Selected Publications

  • 2021: Materielle Kultur und politische Steuerung. Konstellationen der Zukunftsgestaltung am Beispiel bioökonomischer Bestrebungen im Holzbau. In: Lukas Fehr, Reinhard Johler (ed.): Bioökonomie(n). Ethnografische Forschungszugänge und Felder. Tübingen: TVV, 77-105.
  • 2020: Digitale Arbeitskulturen. Rahmungen, Effekte, Herausforderungen. Berliner Blätter 82 (open access [LINK: https://www2.hu-berlin.de/ifeeojs/index.php/blaetter/issue/view/4]; ed. with Dennis Eckhardt, Martina Röthl, Roman Tischberger). Berlin.
  • 2020: Können. In: Sarah May. (Hg.): Alltag findet Stadt. Freiburg als Beispiel. Freiburger Studien zur Kulturanthropologie. Sonderband 4. Münster/New York: Waxmann, 76-85.
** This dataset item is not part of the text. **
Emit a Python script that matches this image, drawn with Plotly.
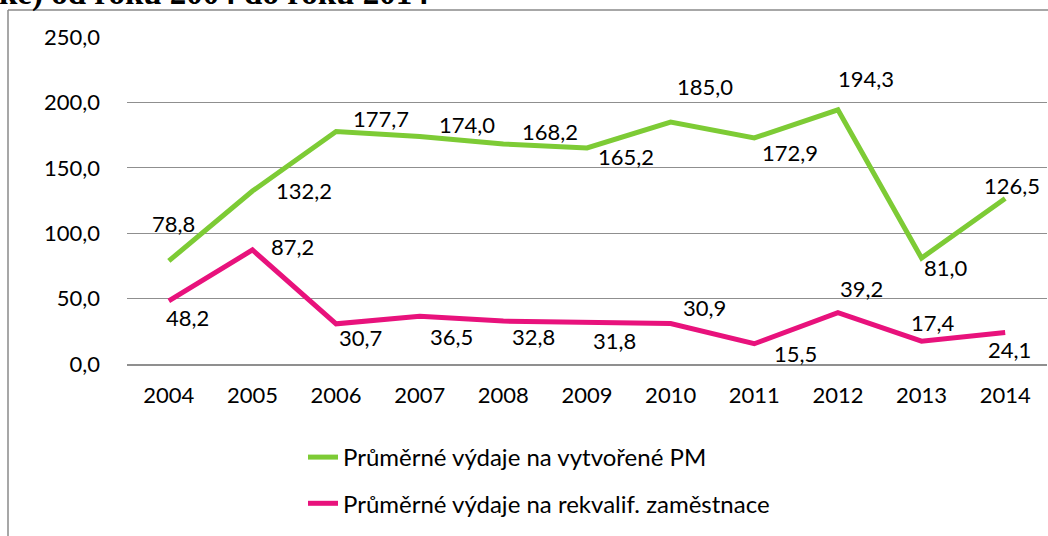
import plotly.graph_objects as go

# ---------------- data ----------------
years = ["2004", "2005", "2006", "2007", "2008", "2009", "2010", "2011", "2012", "2013", "2014"]
vytvorene_pm = [78.8, 132.2, 177.7, 174.0, 168.2, 165.2, 185.0, 172.9, 194.3, 81.0, 126.5]
rekvalif = [48.2, 87.2, 30.7, 36.5, 32.8, 31.8, 30.9, 15.5, 39.2, 17.4, 24.1]
series_names = ["Průměrné výdaje na vytvořené PM", "Průměrné výdaje na rekvalif. zaměstnace"]
y_ticks = [0, 50, 100, 150, 200, 250]
title_fragment = "ke) od roku 2004 do roku 2014"

# ---------------- style ----------------
GREEN = "#7dcb35"
PINK = "#e8127c"
GRID = "#8f8f8f"
FONT = "Lato"
FS = 22

# label offsets (pixels, dx right, dy down) relative to each point
green_off = [(5, -37), (52, -1), (45, -13), (47, -12), (47, -12), (39, 9),
             (34, -36), (36, 15), (28, -31), (24, 9), (7, -13)]
pink_off = [(19, 17), (40, -3), (24, 14), (32, 20), (30, 15), (27, 18),
            (34, -16), (41, 10), (24, -24), (11, -19), (4, 17)]

W_PX, H_PX = 1048, 536
L, R, T, B = 127, 1047, 37, 364
PW, PH = R - L, B - T


def xp(px):
    return (px - L) / PW


def yp(py):
    return (B - py) / PH


fig = go.Figure()
fig.add_trace(go.Scatter(x=years, y=vytvorene_pm, mode="lines", name=series_names[0],
                         line=dict(color=GREEN, width=5), legendgroup="a"))
fig.add_trace(go.Scatter(x=years, y=rekvalif, mode="lines", name=series_names[1],
                         line=dict(color=PINK, width=5), legendgroup="b"))

annotations = []
for vals, offs in ((vytvorene_pm, green_off), (rekvalif, pink_off)):
    for idx, (v, (dx, dy)) in enumerate(zip(vals, offs)):
        annotations.append(dict(x=idx, y=v, xref="x", yref="y",
                                text=f"{v:.1f}".replace(".", ","),
                                showarrow=False, xanchor="center", yanchor="middle",
                                xshift=dx, yshift=-dy,
                                font=dict(family=FONT, size=FS, color="#000000")))

annotations.append(dict(x=xp(-3), y=yp(-6), xref="paper", yref="paper",
                        text=title_fragment, showarrow=False,
                        xanchor="left", yanchor="middle",
                        font=dict(family="Liberation Serif", size=33, color="#000000", weight="bold")))

shapes = [
    dict(type="line", xref="paper", yref="paper", x0=xp(8), x1=xp(8), y0=yp(10), y1=yp(545),
         line=dict(color="#8a8a8a", width=1.5)),
    dict(type="line", xref="paper", yref="paper", x0=xp(8), x1=xp(1060), y0=yp(10), y1=yp(10),
         line=dict(color="#8a8a8a", width=1.5)),
]

fig.update_layout(
    width=W_PX, height=H_PX,
    margin=dict(l=L, r=W_PX - R, t=T, b=H_PX - B, pad=0, autoexpand=False),
    paper_bgcolor="white", plot_bgcolor="white",
    separators=", ",
    font=dict(family=FONT, size=FS, color="#000000"),
    showlegend=True,
    legend=dict(x=xp(303), y=yp(435), xanchor="left", yanchor="top",
                orientation="v", traceorder="grouped", tracegroupgap=12,
                font=dict(family=FONT, size=24, color="#000000"),
                bgcolor="rgba(0,0,0,0)"),
    annotations=annotations,
    shapes=shapes,
)

fig.update_xaxes(type="category", range=[-0.5, 10.5], showgrid=False,
                 showline=True, linecolor=GRID, linewidth=1.5, automargin=False,
                 ticks="", ticklabelstandoff=11,
                 tickfont=dict(family=FONT, size=FS))
fig.update_yaxes(range=[0, 250], tickvals=y_ticks, tickformat=".1f",
                 showgrid=True, gridcolor=GRID, gridwidth=1.3, automargin=False,
                 zeroline=False, showline=False, ticks="",
                 ticklabelstandoff=26,
                 tickfont=dict(family=FONT, size=FS))

fig.write_html("out.html",
               config={"displayModeBar": False},
               post_script="document.body.style.margin='0';document.body.style.padding='0';")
  • 2020: Kultur. In: Timo Heimerdinger, Markus Tauschek (ed.): Kulturtheoretisch argumentieren. Ein Arbeitsbuch. Münster/New York: utb, 237-270.
  • 2018: Wood. Regarding economies and policies through the eyes of a cultural anthropologist. In: Journal of European Ethnology and Cultural Analyses (JEECA) 2018, 3 (2), 193-214.

FRIAS Research Project

Going Digital in the Woodworking Crafts

Due to digitalizing processes, there are grave frictions in contemporary working cultures. With the aim to understand digitalization in its cultural dimensions, this project realizes an ethnographic-comparative analysis by focusing on everyday activities in carpentries, joineries and musical instrument workshops in order to reveal transformations of working practices, knowledge and self-images of actors involved in the creation, application and prevention of digitalizing processes.
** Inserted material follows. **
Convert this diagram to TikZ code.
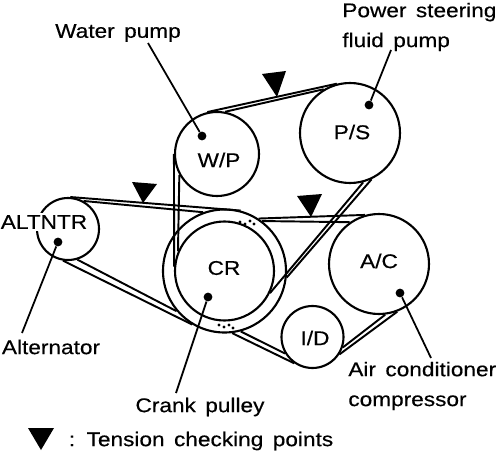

To understand the cultural dimensions of the digitalization of work, the focus on the woodworking crafts is particularly fruitful as (1) the woodworking craft is mainly organized in small and medium-sized enterprises that face – in contrast to large industrial companies or sole traders – special organizational and economic challenges around digitalizing processes. (2) Craftspeople hold an incorporated knowledge, which is the result of experience and which corresponds to specific material knowledge learned by hand. The implementation of digital processes is requiring that this implicit knowledge be made explicit. Further, new skills for technical and computer-aided work must be developed.

The project understands digitalization not only in terms of new technology-based production, but also in terms of participation and creation. With this approach and its focus on crafts, it enriches the interdisciplinary discourse on digitalization of work and knowledge.